• lady gaga'nın netflix'te yayınlanacak belgeseli. elbette ki tanıtımını madonna hakkında konuşarak yapmaya başlamış bile.
    öf. çok 2012.
    ileri okuma: (bkz: lady gaga/#70392843)
  • lady gaga'nın, son albümü joanne'i çıkarırken yaşadığı süreci anlatan, bir (bkz: amy) olamasa da oldukça başarılı bulduğum belgesel.

    gaga, joanne albümünde farklı bir şey denemek istiyor.

    (bkz: diamond heart) şarkısında masumiyetini kaybedişinden,
    (bkz: john wayne) şarkısında hayatındaki iniş çıkışlardan,
    (bkz: million reasons) şarkısında ayrılıklarından,
    (bkz: joanne) şarkısında kayıplarından,
    (bkz: dancin in circles) şarkısında ağrılarından ve acılarından,
    (bkz: perfect illusion) şarkısında aldanışlarından ve kandırılışlarından,
    (bkz: angel down) şarkısında kaostan ve hayal kırıklarından,
    (bkz: hey girl) şarkısında yalnızlığından ve ihtiyaçlarından,
    (bkz: a-yo) şarkısında kaçışlarından,
    (bkz: sinner's prayer) şarkısında kabullenişlerinden ve umutlarından,
    (bkz: come to mama) şarkısında ise sevgiden ve affedişlerinden bahsediyor.

    bugüne dek genç bir kız olduğunu, bu albümden sonra ise kendisini güçlü bir kadın gibi hissettiğini söylüyor. tabiri caizse joanne, gaga'nın ustalık eseri sayılıyor.

    şöhretin beraberinde getirdiği zorlukları gözler önüne seren belgesel, gaga'nın hem madden hem de manen çektiği acıları seyirciye hissettiriyor. çıkardığı her albüm ve giriştiği her yeni proje neticesinde hayatındaki erkeklerden birini kaybeden gaga, geceleri yatağa yalnız girdiğinden ve herkesin bir gün kendisini terk edeceğini bildiğinden bahsediyor.
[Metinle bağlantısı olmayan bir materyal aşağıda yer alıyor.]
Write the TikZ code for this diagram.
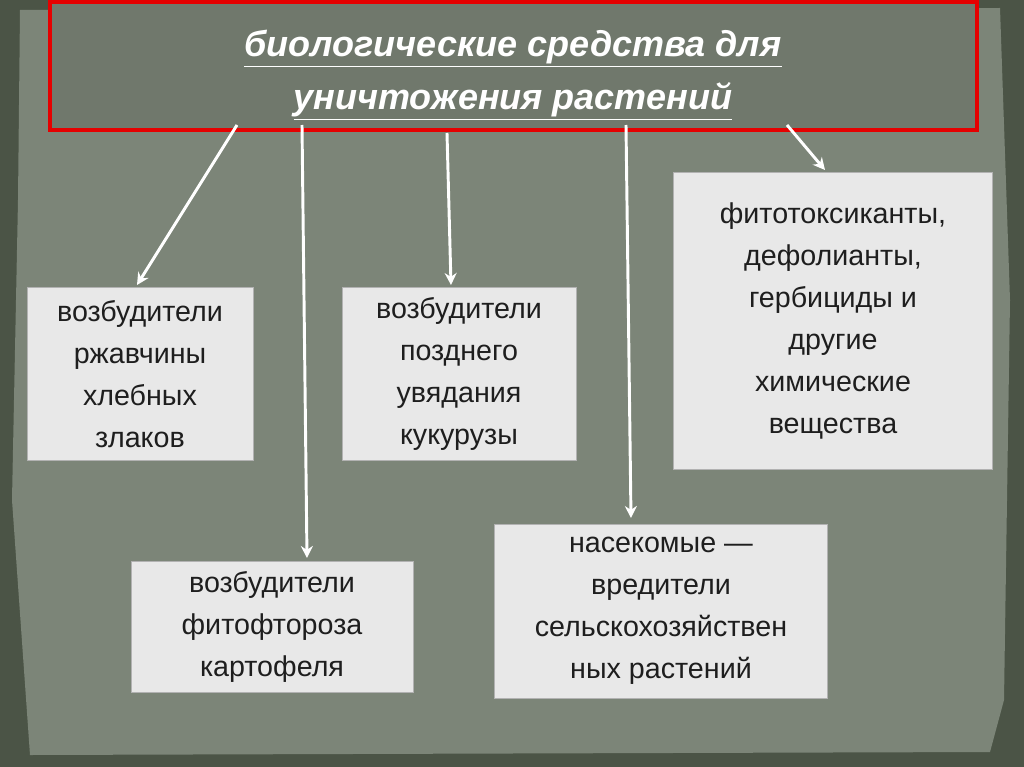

    son albümüne kadar bir ütopya yaratan ve yarattığı bu ütopyada yüzlerce farklı şekilde sevenlerinin karşısına çıkarak ufuk açan gaga, bu defa iç dünyasını açıp duygularını anlatmaya kalktığında hak ettiği değeri göremiyor. hayranları ondan şov ve görsel şamata beklerken gaga, sevenlerinin bu defa yüreklerine dokunmayı tercih ediyor. bence çok da iyi yapıyor.
  • dünya prömiyerini bu yaz toronto uluslararası film festivali'nde gerçekleştiren lady gaga belgeseli.

    gaga'nın joanne albümü sürecini tatlı bir samimiyetle anlatılmış. hikayesi olan işleri sevdiğimiz bir gerçek. bu bir şarkı da olsa koca bir film de hep böyle. filmin geneli için yapabileceğim en güzel eleştiri amerikanların yapmayı genelde sevdiği o yapmacık bir kanırtma yoktu. hani ikon bir karakteri daha uçlara çekmek amaçlı hollywood'un hikayenin orasına burasına yerli yersiz yerleştirdiği şişirme balonlardan bahsediyorum. olanlar da ufak tefekti, sayılmaz.

    söz konusu gaga olunca insan daha uç anlatımlar ummuyor değil. ama joanne albümünün neden daha mütevazı bir tarzı olduğunu anlatırken bu soruyu da cevaplıyor sanırım gaga. belki de bu belgesel ilk albümünden sonra çekilseydi daha çılgın bir şeyle karşılaşabilirdik. kim bilir? ama şu tevazu olayını da samimi buldum sahiden. daha olgun bir kadın var karşımızda ve güzel bir olgunluk bu yansıttığı.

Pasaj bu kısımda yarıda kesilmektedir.